Even though Mr Pyne made a partial backdown in December, abandoning his plan to increase the interest rate on HECS loans, he still has not won enough support from Senate cross benchers to pass the package. Last week the Palmer United Party’s two senators, Glenn Lazarus and Zhenya Wang, confirmed their opposition, making passage of the legislation very unlikely.
Professor Chapman believes that Mr Pyne’s deregulation plan will lead to universities bringing in very high fee rises because HECS loans make it easier for students to afford higher fees and because university education is a so-called “Veblen good”, which in a high cost is seen as an indicator of high quality.

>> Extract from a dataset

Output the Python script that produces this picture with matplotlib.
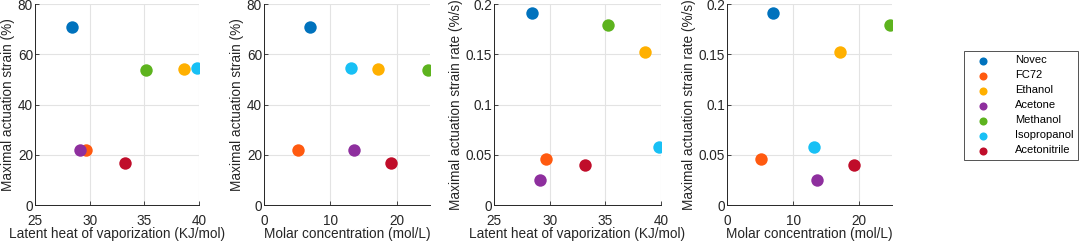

The details of his plan are not fleshed out but it could result in universities which make large fee increases losing as much as 80 per cent of their student course subsidies.
The Group of Eight has not ruled out supporting changes to the Pyne deregulation plan in the future but said that time was needed to properly assess alternative proposals.
“History tells us that it takes time to work through new policy ideas and test their implications,” Ms Thomson said.
“As such, significant deviations from the proposed package should be carefully analysed before implementation. The priority is getting this policy right and right for the long term.”
Universities Australia (UA), the group representing all 39 major universities, is pushing to have the Pyne changes passed by the Senate but has not formed a view on the Chapman compromise plan. UA chief executive Belinda Robinson said there was a lot of detail which still needed to be worked out.
The Australian Technology Network of Universities, which represents five technology universities, has not formed a view, except that any changes must meet sustainability, affordability and equity goals.